To check if a trader or business is in financial difficulty, or has a history of insolvency:

  • Check the Companies Register for information. It can take up to 10 days to be updated.
  • Look at public notices on the Insolvency and Trustee Service website.

Companies Register(external link) — Companies Office

Public notices(external link) — Insolvency and Trustee Service

Check insolvency registers before choosing someone to do a big job, eg home renovations. If these show multiple insolvencies, it's a good idea to choose someone else.

Example — Gift voucher not honoured

Francis buys a gift voucher for his mum from a popular electronics store as a Christmas present. In the new year it is announced that the store is closing and the receivers won’t honour any unused gift vouchers. It is unlikely Francis will get his money back.

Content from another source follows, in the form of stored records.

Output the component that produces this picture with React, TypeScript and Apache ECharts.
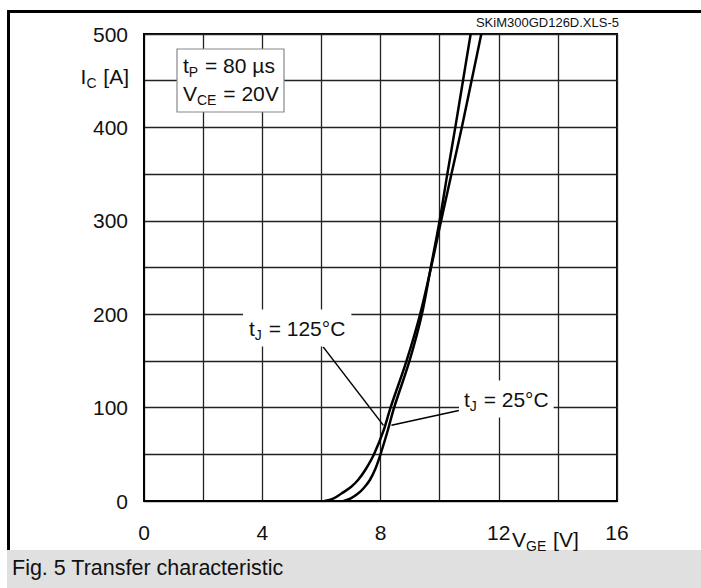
import React, { useEffect, useRef } from "react";
import * as echarts from "echarts";

const xTicks = [0, 4, 8, 12, 16];
const yTicks = [0, 100, 200, 300, 400, 500];
const tj125: [number, number][] = [
  [6.1, 0], [6.4, 2.5], [6.68, 8], [7.0, 15], [7.24, 22.5], [7.5, 34], [7.78, 50], [8.11, 76], [8.34, 100],
  [8.88, 150], [9.34, 200], [9.71, 250], [10.05, 300], [10.4, 350], [10.75, 400], [11.08, 450], [11.41, 500],
];
const tj25: [number, number][] = [
  [6.75, 0], [6.98, 2.5], [7.24, 8], [7.45, 14.5], [7.64, 22.5], [7.82, 34], [8.0, 50], [8.25, 76], [8.46, 100],
  [8.98, 150], [9.4, 200], [9.7, 250], [10.0, 300], [10.26, 350], [10.53, 400], [10.79, 450], [11.05, 500],
];
const leader125: [number, number][] = [[6.06, 165], [8.1, 81]];
const leader25: [number, number][] = [[10.65, 97], [8.37, 81]];

const FONT = "'Liberation Sans', Arial, sans-serif";

export default function App() {
  const ref = useRef<HTMLDivElement>(null);
  useEffect(() => {
    const chart = echarts.init(ref.current!, null, { renderer: "svg" });
    const sub = { fontSize: 14, fontFamily: FONT, color: "#111", verticalAlign: "bottom", padding: [0, 1, -3, 0] };
    const main = { fontSize: 21, fontFamily: FONT, color: "#111" };
    chart.setOption({
      animation: false,
      backgroundColor: "#fff",
      grid: { left: 144, top: 34, width: 473, height: 467, show: true, borderColor: "#000", borderWidth: 2, backgroundColor: "transparent" },
      xAxis: {
        type: "value", min: 0, max: 16, interval: 2,
        axisLine: { show: true, lineStyle: { color: "#000", width: 2 } },
        axisTick: { show: false },
        splitLine: { show: true, lineStyle: { color: "#222", width: 1.3 } },
        axisLabel: {
          margin: 21, fontSize: 21, fontFamily: FONT, color: "#111",
          formatter: (v: number) => (xTicks.includes(v) ? String(v) : ""),
        },
      },
      yAxis: {
        type: "value", min: 0, max: 500, interval: 50,
        axisLine: { show: true, lineStyle: { color: "#000", width: 2 } },
        axisTick: { show: false },
        splitLine: { show: true, lineStyle: { color: "#222", width: 1.3 } },
        axisLabel: {
          margin: 16, fontSize: 21, fontFamily: FONT, color: "#111",
          formatter: (v: number) => (yTicks.includes(v) ? String(v) : ""),
        },
      },
      series: [
        { name: "tJ = 125°C", type: "line", data: tj125, smooth: 0.35, symbol: "none", lineStyle: { color: "#000", width: 2.5 }, z: 5 },
        { name: "tJ = 25°C", type: "line", data: tj25, smooth: 0.35, symbol: "none", lineStyle: { color: "#000", width: 2.5 }, z: 5 },
        { type: "line", data: leader125, symbol: "none", lineStyle: { color: "#000", width: 1.5 }, z: 4 },
        { type: "line", data: leader25, symbol: "none", lineStyle: { color: "#000", width: 1.5 }, z: 4 },
      ],
      graphic: [
        { type: "rect", z: 1, shape: { x: 7, y: 10, width: 700, height: 3 }, style: { fill: "#000" } },
        { type: "rect", z: 1, shape: { x: 7, y: 10, width: 3, height: 540 }, style: { fill: "#000" } },
        { type: "rect", z: 1, shape: { x: 7, y: 550, width: 700, height: 40 }, style: { fill: "#e0e0e0" } },
        { type: "text", z: 10, x: 12, y: 568, style: { text: "Fig. 5 Transfer characteristic", fontSize: 21.5, fontFamily: FONT, fill: "#111", verticalAlign: "middle" } },
        { type: "text", z: 10, x: 619, y: 22, style: { text: "SKiM300GD126D.XLS-5", fontSize: 13, fontFamily: FONT, fill: "#111", align: "right", verticalAlign: "middle" } },
        { type: "rect", z: 10, shape: { x: 177, y: 49, width: 107, height: 63 }, style: { fill: "#fff", stroke: "#888", lineWidth: 1.2 } },
        { type: "text", z: 11, x: 183, y: 65, style: { text: "t{s|P} = 80 µs", verticalAlign: "middle", rich: { s: sub }, ...main, fill: "#111" } },
        { type: "text", z: 11, x: 183, y: 93, style: { text: "V{s|CE} = 20V", verticalAlign: "middle", rich: { s: sub }, ...main, fill: "#111" } },
        { type: "text", z: 11, x: 129, y: 76, style: { text: "I{s|C} [A]", align: "right", verticalAlign: "middle", rich: { s: sub }, ...main, fill: "#111" } },
        { type: "text", z: 11, x: 512, y: 539, style: { text: "V{s|GE} [V]", verticalAlign: "middle", rich: { s: sub }, ...main, fill: "#111" } },
        { type: "text", z: 11, x: 243, y: 328, style: { text: "t{s|J} = 125°C", verticalAlign: "middle", rich: { s: sub }, ...main, fill: "#111", backgroundColor: "#fff", padding: [8, 6] } },
        { type: "text", z: 11, x: 459, y: 399, style: { text: "t{s|J} = 25°C", verticalAlign: "middle", rich: { s: sub }, ...main, fill: "#111", backgroundColor: "#fff", padding: [8, 5] } },
      ],
    });
    return () => chart.dispose();
  }, []);
  return <div ref={ref} style={{ position: "fixed", left: 0, top: 0, width: 701, height: 588 }} />;
}
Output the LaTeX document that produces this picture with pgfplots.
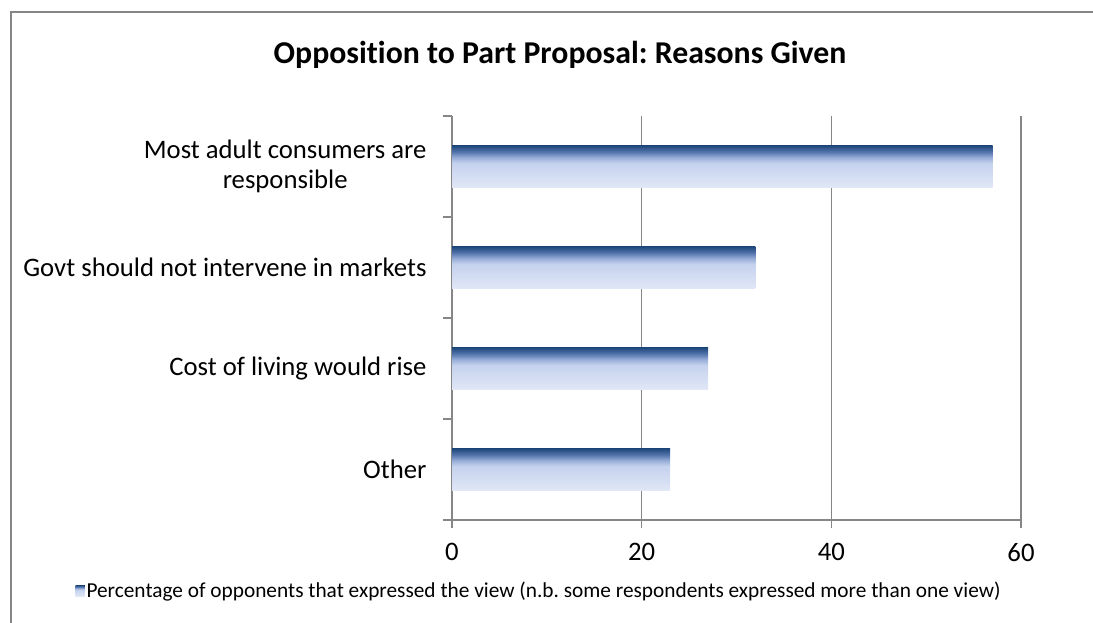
\documentclass[border=0pt]{standalone}
\usepackage{pgfplots}
\pgfplotsset{compat=1.18}
\usepackage{fontspec}
\setmainfont{Carlito}[Ligatures=NoCommon]
\frenchspacing
\definecolor{gridgray}{RGB}{134,134,134}
\definecolor{c1}{RGB}{224,231,246}
\definecolor{c2}{RGB}{197,210,238}
\definecolor{c3}{RGB}{150,172,215}
\definecolor{c4}{RGB}{80,114,168}
\definecolor{c5}{RGB}{31,72,125}
\pgfdeclareverticalshading{barshade}{100bp}{color(0bp)=(c1); color(25bp)=(c1); color(54bp)=(c2); color(61bp)=(c3); color(68bp)=(c4); color(75bp)=(c5); color(100bp)=(c5)}
\begin{document}
\frenchspacing
\begin{tikzpicture}
\useasboundingbox (0,0) rectangle (1093bp,623bp);
\draw[gridgray, line width=1.3bp] (11bp,0bp) -- (11bp,611bp) -- (1093bp,611bp);
\begin{axis}[
  at={(452bp,103bp)}, anchor=south west, scale only axis,
  width=569bp, height=404bp,
  xmin=0, xmax=60, ymin=-0.5, ymax=3.5,
  xbar, bar width=41.5bp, bar shift=0pt,
  axis x line*=bottom, axis y line*=left,
  axis line style={gridgray, line width=1.3bp, -},
  xtick={0,20,40,60},
  xmajorgrids, major grid style={gridgray, line width=1.1bp},
  ytick={0,1,2,3},
  yticklabels={Other, Cost of living would rise, Govt should not intervene in markets, {Most adult consumers are\\responsible}},
  minor ytick={-0.5,0.5,1.5,2.5,3.5},
  tick align=outside,
  tick style={gridgray, line width=1.3bp},
  major tick length=8bp, minor tick length=9bp,
  major y tick style={draw=none},
  /pgf/number format/assume math mode=true,
  xticklabel style={font=\fontsize{26.8}{30}\selectfont, yshift=-12bp},
  yticklabel style={font=\fontsize{26.8}{30}\selectfont, align=center, xshift=-14bp},
  legend style={draw=none, at={(-0.662,-0.175)}, anchor=west, font=\fontsize{21.4}{25}\selectfont\frenchspacing, inner sep=0pt, legend cell align=left},
  legend image code/.code={\fill[shading=barshade] (0bp,-5.5bp) rectangle (9bp,5.5bp);},
]
\addplot[draw=none, shading=barshade] coordinates {(57,3)};
\addlegendentry{Percentage of opponents that expressed the view (n.b. some respondents expressed more than one view)}
\addplot[draw=none, shading=barshade, forget plot] coordinates {(32,2)};
\addplot[draw=none, shading=barshade, forget plot] coordinates {(27,1)};
\addplot[draw=none, shading=barshade, forget plot] coordinates {(23,0)};
\end{axis}
\node[font=\fontsize{31.9}{36}\selectfont\bfseries\frenchspacing] at (560bp,568bp) {Opposition to Part Proposal: Reasons Given};
\end{tikzpicture}
\end{document}
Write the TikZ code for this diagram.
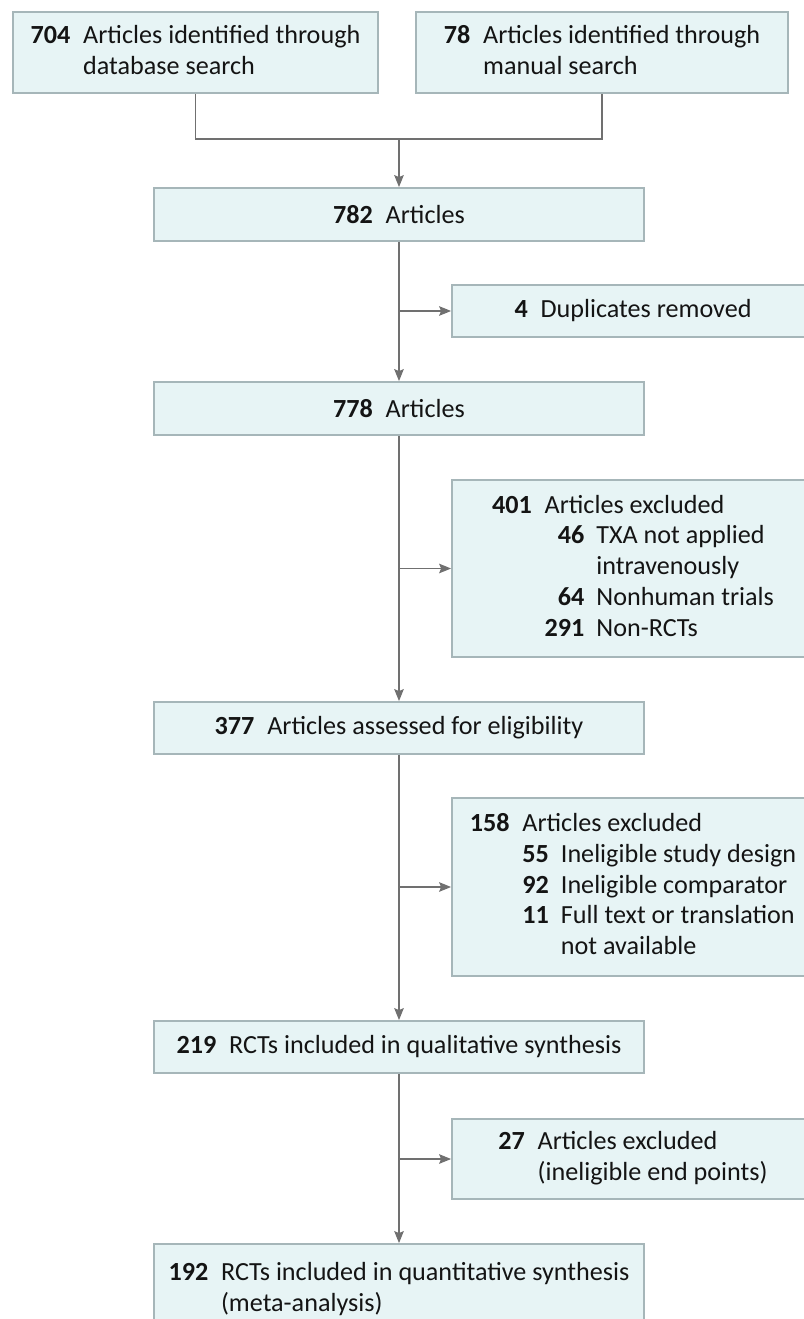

Example — In need of repairs

Jenny buys a dryer from a retailer which later goes into receivership. The dryer starts to overheat and smell of burning. Jenny contacts the receivers of the store and they direct her to the manufacturer. She still has a current manufacturer’s warranty so she can claim repairs under the warranty from them.

Example — Paying off a layby

Xinhua has a jacket on layby at a clothing store and has been making regular payments. The owner advertises a closing down sale. Xinhua rushes in to make her last payment and pick up her jacket before the store closes. If she doesn’t, she could lose the money she has already paid towards it.